DOUTRINA
Coisas nossas
Ontem, ouvi dum visitante que um rapaz da sua terra fora em tempos pro Brasil, aonde esteve por três anos, de onde seguiu prà América do Norte e ali se casou.
Constituiu família. Dois filhos que tinha a estudar, quis ele que viessem concluir na sua terra. Na sua Pátria. Saudades do berço! Lá vem o avião do Novo Mundo e nele os filhos mai-lo pai. Enquanto em Lisboa, tudo correu sem novidade. Era Lisboa, a ruidosa. Mas aquele pai amava muito a sua terra natal e quis juntar aquele amor ao que tinha pelos filhos. Um amor nunca anda só. Lá vai o comboio p'ra uma terra da província — a terra do enamorado.
Não sei como seria a casa aonde o pai nascera. Os visitantes não desceram a isso nem eu lhes perguntei. O que eu sei, por eles assim me terem dito, é que, dias passados, os dois jovens estudantes, nados e criados na América, intimaram o pai a regressar, ou eles o fariam no primeiro transporte. Causa? O nível de vida. A piolhice nacional.
Até aqui, falaram os visitantes. Agora, nós. Estes dois moços, mesmo que não tenham presenciado em sua vida, porque moços, devem, ao menos, ter ouvido falar na miséria dos Estados Unidos da América. Tem de haver lá muita miséria, sim, ou ele não fosse terra de milionários. Mas tem outra apresentação. Lava a cara. Faz a barba. Veste camisa. Usa sapatos. Sabe comer, tendo quê. E, sobretudo, é miséria que dá fé de si e gostaria de se libertar. Ora nós não. Aqui não. O que os rapazes devem ter estranhado foi o maravilhoso à-vontade. A delícia. A felicidade daquela gente. Assim é que deve ter sido… — daí a repugnância, o desconforto, o desejo de regressar.
Era duma vez eu a bordo dum transatlântico aonde seguiam umas centenas de emigrantes, gente nossa na sua maior parte. Fazia sol. Mar de leite. O bico da proa era uma pinha de gente; de emigrantes. Havia mulheres a catar mulheres, tal qual faziam em suas terras, ò sol. Eu já tinha visto, de onde me encontrava, sem que isso me repugnasse. Eu sou português. Sou de uma aldeia de Portugal aonde hoje se faz na mesma! Nisto, aproxima-se um grupo de senhoras, mãos arrochadas na cabeça, verdadeiramente apavoradas: look. look at that! Eu olhei prà que já tinha visto. Fingi pavor. E enquanto aquele grupo de passageiros se retirou espavorido, continuavam aquelas santas, tais quais em suas terras, debaixo da figueira da horta que lá ficou.

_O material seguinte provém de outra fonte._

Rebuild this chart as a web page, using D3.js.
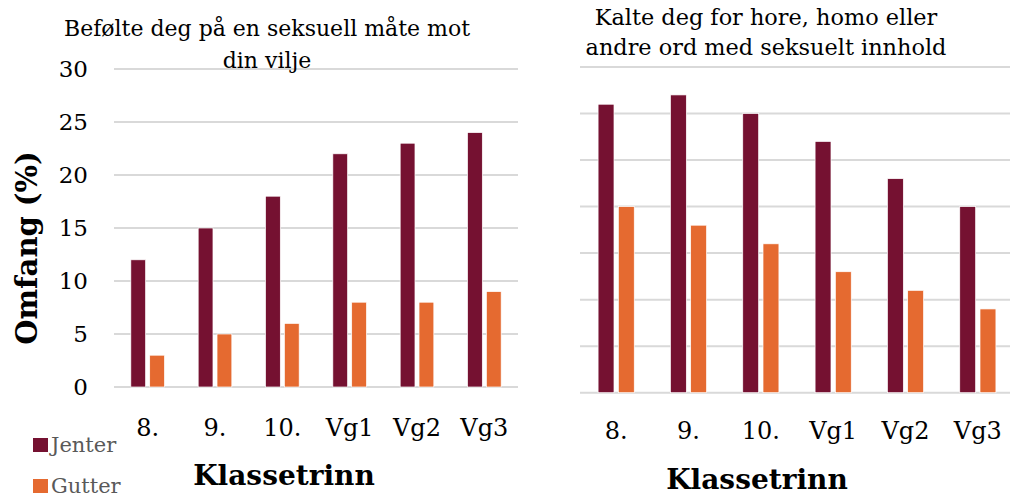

Elas traziam piolhos. Fazia sol…! Ora aqui é que está!
O nosso povo desceu tanto, tanto, tanto, que não dá fé! Procurar erguer o nível de vida desta gente é a coisa mais difícil de Portugal! Quem tal fizer, encontra duas barreiras quase intransponíveis. A primeira, é o hábito dos que assim vivem. Estão afeitos. A segunda, é a força dos que não gostam de os ver erguidos.
É por isso mesmo que nem decretos nem discursos nem sermões. Nada disto presta se não houver também acção. Um nadinha de sangue. Um pouquinho dele, sim — mas de todos. De todos os portugueses.
«O Verbo fez-Se carne» e sangue! A quanto não nos obriga esta Verdade!
PAI AMÉRICO, Notas da Quinzena, 1.ª ed., 1986, pgs 174-176.